Check each line of the records below and collect those that include the word "matplotlib".

[Records with drawing code]
+-------+

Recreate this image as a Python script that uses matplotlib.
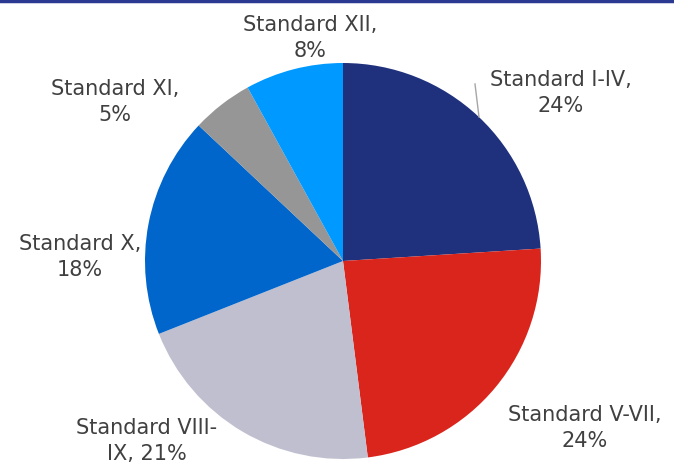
import matplotlib.pyplot as plt

labels = ["Standard I-IV,\n24%", "Standard V-VII,\n24%", "Standard VIII-\nIX, 21%",
          "Standard X,\n18%", "Standard XI,\n5%", "Standard XII,\n8%"]
shares = [24, 24, 21, 18, 5, 8]
colors = ["#1F317D", "#DA251D", "#BFBFD0", "#0066CC", "#969696", "#0099FF"]

# label centres in pixel coords (x, y from top)
label_pos = [(561, 93), (585, 428), (147, 441), (80, 257), (115, 102), (310, 38)]

fig = plt.figure(figsize=(6.74, 4.64), dpi=100)
ax = fig.add_axes([0, 0, 1, 1])

ax.pie(shares, colors=colors, startangle=90, counterclock=False,
       center=(343, -262), radius=198, frame=False,
       wedgeprops=dict(linewidth=0))
ax.set_ylim(-464, 0)
ax.set_xlim(0, 674)
ax.set_aspect("equal")
ax.axis("off")

for lab, (x, y) in zip(labels, label_pos):
    ax.text(x, -y, lab, ha="center", va="center", fontsize=15,
            color="#404040", linespacing=1.4)

ax.plot([475, 479], [-85, -118], color="#A6A6A6", lw=1)
fig.add_artist(plt.Line2D([0, 1], [0.995, 0.995], color="#2B3990", lw=2.5,
                          transform=fig.transFigure))

fig.savefig("out.png", dpi=100)
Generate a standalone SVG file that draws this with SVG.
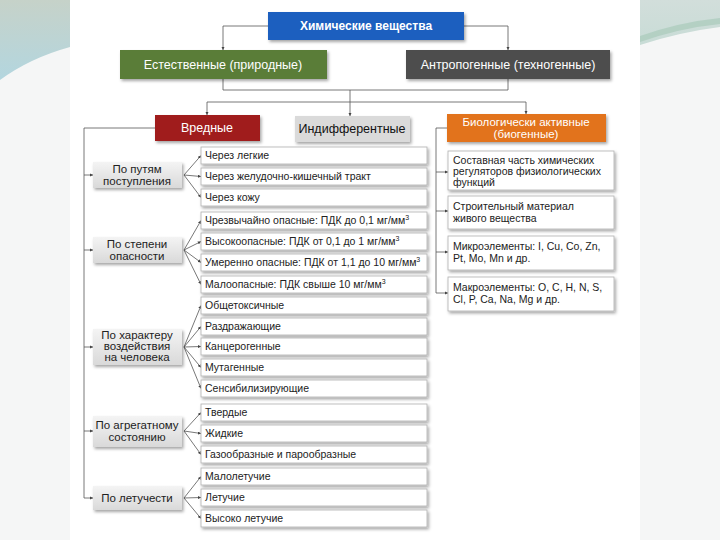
<svg xmlns="http://www.w3.org/2000/svg" width="720" height="540" viewBox="0 0 720 540">
<defs>
<linearGradient id="tealL" x1="0" y1="0" x2="0" y2="1"><stop offset="0" stop-color="#c6d2c9"/><stop offset="1" stop-color="#b3d6df"/></linearGradient>
<linearGradient id="tealR" x1="0" y1="0" x2="0" y2="1"><stop offset="0" stop-color="#d2dedb"/><stop offset="1" stop-color="#c8dcd6"/></linearGradient>
<linearGradient id="grey" x1="0" y1="0" x2="0" y2="1"><stop offset="0" stop-color="#f4f4f4"/><stop offset="1" stop-color="#d9d9d9"/></linearGradient>
<filter id="sh" x="-10%" y="-20%" width="125%" height="160%"><feDropShadow dx="1.5" dy="2" stdDeviation="1.5" flood-color="#000" flood-opacity="0.35"/></filter>
<marker id="ar" viewBox="0 0 6 6" refX="6" refY="3" markerWidth="4" markerHeight="4" orient="auto"><path d="M0,0 L6,3 L0,6 z" fill="#444"/></marker>
</defs>
<style>
.t{font-family:"Liberation Sans",Arial,sans-serif;font-size:10.5px;fill:#222}
.w{font-family:"Liberation Sans",Arial,sans-serif;font-size:12.5px;fill:#fff;text-anchor:middle}
.c{font-family:"Liberation Sans",Arial,sans-serif;font-size:11.5px;fill:#222;text-anchor:middle}
.item{fill:#fff;stroke:#b0b0b0;stroke-width:0.8;filter:url(#sh)}
.cat{fill:url(#grey);filter:url(#sh)}
.ln{fill:none;stroke:#555;stroke-width:0.8}
.la{fill:none;stroke:#555;stroke-width:0.8;marker-end:url(#ar)}
</style>
<rect width="720" height="540" fill="#f5f6f6"/>
<rect x="70" y="0" width="570" height="540" fill="#fff"/>
<path d="M0,0 H70 V47 Q30,58 0,80 Z" fill="url(#tealL)"/>
<path d="M640,0 H720 V27 Q680,32 640,45 Z" fill="url(#tealR)"/>
<path d="M640,36 Q680,22 720,18 V24 Q680,28 640,42 Z" fill="#a9cbbb" opacity="0.7"/>

<g id="connectors">
<path class="la" d="M268,26 H223 V50"/>
<path class="la" d="M463,26 H508 V50"/>
<path class="ln" d="M223,79 V90 H508 V79"/>
<path class="ln" d="M350,90 V102"/>
<path class="ln" d="M207,102 H526"/>
<path class="la" d="M207,102 V115"/>
<path class="la" d="M350,102 V116"/>
<path class="la" d="M526,102 V114"/>
<path class="ln" d="M155,128 H84 V498"/>
<path class="la" d="M84,175 H93"/>
<path class="la" d="M84,250 H93"/>
<path class="la" d="M84,347 H93"/>
<path class="la" d="M84,431 H93"/>
<path class="la" d="M84,498 H93"/>
<path class="la" d="M184,175 L201,155.5"/>
<path class="la" d="M184,175 L201,176.5"/>
<path class="la" d="M184,175 L201,197.5"/>
<path class="la" d="M184,250 L201,220.5"/>
<path class="la" d="M184,250 L201,241.5"/>
<path class="la" d="M184,250 L201,262.5"/>
<path class="la" d="M184,250 L201,284.5"/>
<path class="la" d="M184,347 L201,305.5"/>
<path class="la" d="M184,347 L201,326.5"/>
<path class="la" d="M184,347 L201,346.5"/>
<path class="la" d="M184,347 L201,367.5"/>
<path class="la" d="M184,347 L201,388.5"/>
<path class="la" d="M184,431 L201,412.5"/>
<path class="la" d="M184,431 L201,433.5"/>
<path class="la" d="M184,431 L201,454.5"/>
<path class="la" d="M184,498 L201,476.5"/>
<path class="la" d="M184,498 L201,497.5"/>
<path class="la" d="M184,498 L201,518.5"/>
<path class="ln" d="M447,128 H436 V293"/>
<path class="la" d="M436,172 H448"/>
<path class="la" d="M436,211 H448"/>
<path class="la" d="M436,252 H448"/>
<path class="la" d="M436,293 H448"/>
</g>

<g id="n-root"><rect x="268" y="12" width="196" height="28" fill="#1f5fbf" filter="url(#sh)"/><text x="366" y="30" class="w" style="font-weight:bold;font-size:12px">Химические вещества</text></g>
<g id="n-nat"><rect x="120" y="50" width="207" height="29" fill="#5a7d38" filter="url(#sh)"/><text x="223" y="69" class="w">Естественные (природные)</text></g>
<g id="n-anthro"><rect x="406" y="50" width="204" height="29" fill="#4d4d4d" filter="url(#sh)"/><text x="508" y="69" class="w">Антропогенные (техногенные)</text></g>
<g id="n-harm"><rect x="155" y="115" width="105" height="26" fill="#a01b1b" filter="url(#sh)"/><text x="207" y="132" class="w">Вредные</text></g>
<g id="n-indiff"><rect x="295" y="116" width="115" height="26" fill="#dadada" filter="url(#sh)"/><text x="352" y="133" class="w" style="fill:#111">Индифферентные</text></g>
<g id="n-bio"><rect x="447" y="114" width="159" height="28" fill="#e2731f" filter="url(#sh)"/><text x="526" y="126" class="w" style="font-size:11.5px">Биологически активные</text><text x="526" y="138" class="w" style="font-size:11.5px">(биогенные)</text></g>

<g id="c1"><rect class="cat" x="93" y="162" width="89" height="26"/><text x="137" y="173" class="c">По путям</text><text x="137" y="185" class="c">поступления</text></g>
<g id="c2"><rect class="cat" x="93" y="237" width="89" height="26"/><text x="137" y="248" class="c">По степени</text><text x="137" y="260" class="c">опасности</text></g>
<g id="c3"><rect class="cat" x="93" y="329" width="89" height="36"/><text x="137" y="339" class="c">По характеру</text><text x="137" y="350" class="c">воздействия</text><text x="137" y="361" class="c">на человека</text></g>
<g id="c4"><rect class="cat" x="93" y="416" width="89" height="31"/><text x="137" y="429" class="c">По агрегатному</text><text x="137" y="441" class="c">состоянию</text></g>
<g id="c5"><rect class="cat" x="93" y="486" width="89" height="24"/><text x="137" y="502" class="c">По летучести</text></g>

<g id="i1"><rect class="item" x="201" y="147" width="226" height="17"/><text x="205" y="159" class="t">Через легкие</text></g>
<g id="i2"><rect class="item" x="201" y="168" width="226" height="17"/><text x="205" y="180" class="t">Через желудочно-кишечный тракт</text></g>
<g id="i3"><rect class="item" x="201" y="189" width="226" height="17"/><text x="205" y="201" class="t">Через кожу</text></g>
<g id="i4"><rect class="item" x="201" y="212" width="226" height="17"/><text x="205" y="224" class="t">Чрезвычайно опасные: ПДК до 0,1 мг/мм<tspan dy="-4" font-size="7">3</tspan></text></g>
<g id="i5"><rect class="item" x="201" y="233" width="226" height="17"/><text x="205" y="245" class="t">Высокоопасные: ПДК от 0,1 до 1 мг/мм<tspan dy="-4" font-size="7">3</tspan></text></g>
<g id="i6"><rect class="item" x="201" y="254" width="226" height="17"/><text x="205" y="266" class="t">Умеренно опасные: ПДК от 1,1 до 10 мг/мм<tspan dy="-4" font-size="7">3</tspan></text></g>
<g id="i7"><rect class="item" x="201" y="276" width="226" height="17"/><text x="205" y="288" class="t">Малоопасные: ПДК свыше 10 мг/мм<tspan dy="-4" font-size="7">3</tspan></text></g>
<g id="i8"><rect class="item" x="201" y="297" width="226" height="17"/><text x="205" y="309" class="t">Общетоксичные</text></g>
<g id="i9"><rect class="item" x="201" y="318" width="226" height="17"/><text x="205" y="330" class="t">Раздражающие</text></g>
<g id="i10"><rect class="item" x="201" y="338" width="226" height="17"/><text x="205" y="350" class="t">Канцерогенные</text></g>
<g id="i11"><rect class="item" x="201" y="359" width="226" height="17"/><text x="205" y="371" class="t">Мутагенные</text></g>
<g id="i12"><rect class="item" x="201" y="380" width="226" height="17"/><text x="205" y="392" class="t">Сенсибилизирующие</text></g>
<g id="i13"><rect class="item" x="201" y="404" width="226" height="17"/><text x="205" y="416" class="t">Твердые</text></g>
<g id="i14"><rect class="item" x="201" y="425" width="226" height="17"/><text x="205" y="437" class="t">Жидкие</text></g>
<g id="i15"><rect class="item" x="201" y="446" width="226" height="17"/><text x="205" y="458" class="t">Газообразные и парообразные</text></g>
<g id="i16"><rect class="item" x="201" y="468" width="226" height="17"/><text x="205" y="480" class="t">Малолетучие</text></g>
<g id="i17"><rect class="item" x="201" y="489" width="226" height="17"/><text x="205" y="501" class="t">Летучие</text></g>
<g id="i18"><rect class="item" x="201" y="510" width="226" height="17"/><text x="205" y="522" class="t">Высоко летучие</text></g>

<g id="b1"><rect class="item" x="448" y="151" width="166" height="39"/><text x="453" y="164" class="t">Составная часть химических</text><text x="453" y="175" class="t">регуляторов физиологических</text><text x="453" y="186" class="t">функций</text></g>
<g id="b2"><rect class="item" x="448" y="196" width="166" height="33"/><text x="453" y="210" class="t">Строительный материал</text><text x="453" y="222" class="t">живого вещества</text></g>
<g id="b3"><rect class="item" x="448" y="236" width="166" height="34"/><text x="453" y="250" class="t">Микроэлементы: I, Cu, Co, Zn,</text><text x="453" y="262" class="t">Pt, Mo, Mn и др.</text></g>
<g id="b4"><rect class="item" x="448" y="277" width="166" height="34"/><text x="453" y="291" class="t">Макроэлементы: O, C, H, N, S,</text><text x="453" y="303" class="t">Cl, P, Ca, Na, Mg и др.</text></g>
</svg>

+-------+

__Solution__:
Recreate this image as a Python script that uses matplotlib.
import matplotlib.pyplot as plt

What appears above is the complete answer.